As a different example, say an app has replica_concurrency=200 and scaling_target=80. In this case, Cerebrium will maintain 160 requests per instance, and will begin to scale out once that target has exceeded.

Requests per Second

requests_per_second is straightforward criterion which aims to maintain a maximum application throughput measured in requests per second over every application instance. This can be a more effective scale metric than concurrency_utilization if appropriate performance evaluation has been done on the application to determine the throughput. This criterion is not recommended for most GPU applications, since this scaling metric does not enforce concurrency limits.
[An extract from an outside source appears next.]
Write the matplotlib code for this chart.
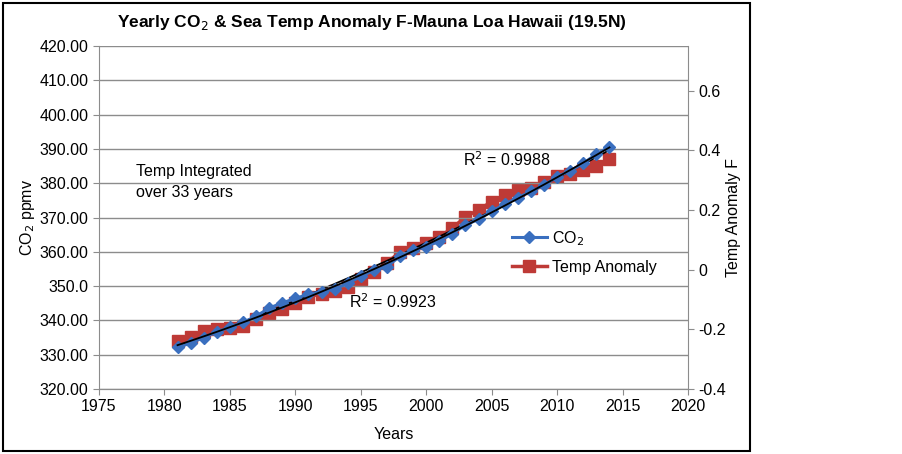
import matplotlib
matplotlib.use('Agg')
import matplotlib.pyplot as plt
from matplotlib.patches import Rectangle
import numpy as np

plt.rcParams['font.family'] = ['Liberation Sans', 'DejaVu Sans']

years = list(range(1981, 2015))
co2 = [332.1, 333.4, 335.0, 336.6, 338.1, 339.4, 341.2, 343.6, 345.1, 346.4,
       347.6, 348.4, 349.1, 350.8, 352.8, 354.6, 355.7, 358.7, 360.4, 361.5,
       363.1, 365.3, 367.8, 369.5, 371.8, 373.9, 375.8, 377.6, 379.4, 381.9,
       383.6, 385.8, 388.5, 390.6]
temp = [-0.239, -0.226, -0.205, -0.199, -0.195, -0.189, -0.165, -0.145, -0.132, -0.111,
        -0.091, -0.081, -0.071, -0.058, -0.031, -0.007, 0.023, 0.060, 0.073, 0.090,
        0.110, 0.140, 0.177, 0.201, 0.228, 0.251, 0.268, 0.274, 0.295, 0.315,
        0.321, 0.335, 0.348, 0.372]

co2_ticks = [320, 330, 340, 350, 360, 370, 380, 390, 400, 410, 420]
co2_labels = ['320.00', '330.00', '340.00', '350.0', '360.00', '370.00',
              '380.00', '390.00', '400.00', '410.00', '420.00']
temp_ticks = [-0.4, -0.2, 0, 0.2, 0.4, 0.6]
temp_labels = ['-0.4', '-0.2', '0', '0.2', '0.4', '0.6']
year_ticks = list(range(1975, 2021, 5))

blue = '#3a6fbf'
red = '#be3a36'
gray = '#8c8c8c'

fig = plt.figure(figsize=(9.03, 4.54), dpi=100)
fig.patches.append(Rectangle((3 / 903, 3 / 454), 747 / 903, 448 / 454,
                             transform=fig.transFigure, fill=False,
                             edgecolor='black', linewidth=1.5))

ax = fig.add_axes([99 / 903, 1 - 389 / 454, 589 / 903, 343 / 454])
ax2 = ax.twinx()

x = np.array(years)
# Excel-style polynomial trendlines
fit1 = np.polyfit(x, co2, 2)
fit2 = np.polyfit(x, temp, 2)

l1, = ax.plot(years, co2, color=blue, marker='D', markersize=6, linewidth=2.2,
              label='CO$_2$', zorder=3)
l2, = ax2.plot(years, temp, color=red, marker='s', markersize=8.5, linewidth=2.5,
               label='Temp Anomaly', zorder=2)
ax.plot(x, np.polyval(fit1, x), color='black', linewidth=1.3, zorder=4)
ax2.plot(x, np.polyval(fit2, x), color='black', linewidth=1.3, zorder=4)

ax.set_zorder(ax2.get_zorder() + 1)
ax.patch.set_visible(False)

ax.set_xlim(1975, 2020)
ax.set_ylim(320, 420)
ax2.set_ylim(-0.4, 0.75)
ax.set_xticks(year_ticks)
ax.set_yticks(co2_ticks)
ax.set_yticklabels(co2_labels)
ax2.set_yticks(temp_ticks)
ax2.set_yticklabels(temp_labels)

ax.grid(axis='y', color=gray, linewidth=1)
ax.set_axisbelow(True)
for a in (ax, ax2):
    for s in a.spines.values():
        s.set_color(gray)
    a.spines['top'].set_visible(False)
    a.tick_params(colors=gray, labelcolor='black', labelsize=11.5, length=4)
ax2.spines['left'].set_visible(False)
ax.spines['right'].set_visible(False)

ax.set_xlabel('Years', fontsize=11.5, labelpad=9)
ax.set_ylabel('CO$_2$ ppmv', fontsize=11.5, labelpad=2)
ax2.set_ylabel('Temp Anomaly F', fontsize=11.5, labelpad=0)
fig.text(372 / 903, 1 - 22 / 454,
         'Yearly CO$_2$ & Sea Temp Anomaly F-Mauna Loa Hawaii (19.5N)',
         fontsize=12.5, fontweight='bold', ha='center', va='center')

ax.text(1977.8, 380.4, 'Temp Integrated\nover 33 years', fontsize=11.5,
        va='center', linespacing=1.5)
ax.text(2002.8, 386.8, 'R$^2$ = 0.9988', fontsize=11.5, va='center')
ax.text(1994.1, 345.4, 'R$^2$ = 0.9923', fontsize=11.5, va='center')

ax.legend([l1, l2], ['CO$_2$', 'Temp Anomaly'], loc='upper left',
          bbox_to_anchor=(0.69, 0.485), frameon=False, fontsize=11.5,
          handlelength=2.2, handletextpad=0.3, labelspacing=0.75,
          borderaxespad=0)

fig.savefig('out.png', dpi=100)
For example, if scaling_target=5, Cerebrium will attempt to maintain a 5 requests/s average across all app instances.

CPU Utilization

cpu_utilization uses a maximum CPU percentage utilization averaged over all instances of an application to scale out, relative to the cerebrium.hardware.cpu value. For example, if an application has cpu=2 and scaling_target=80, Cerebrium will attempt to maintain 80% CPU utilization (1.6 CPUs) per instance across your entire deployed service. Since there is no notion of scaling relative to 0 CPU units, it is required that min_replicas=1 if using this metric.

Memory Utilization

memory_utilization uses a maximum memory percentage utilization averaged over all instances of an application to scale out, relative to the cerebrium.hardware.memory value. Note this refers to RAM, not GPU VRAM utilization. For example, if an application has memory=10 and scaling_target=80, Cerebrium will attempt to maintain 80% Memory utilization (8GB) per instance across your entire deployed service. Since there is no notion of scaling relative to 0GB of memory, it is required that min_replicas=1 if using this metric.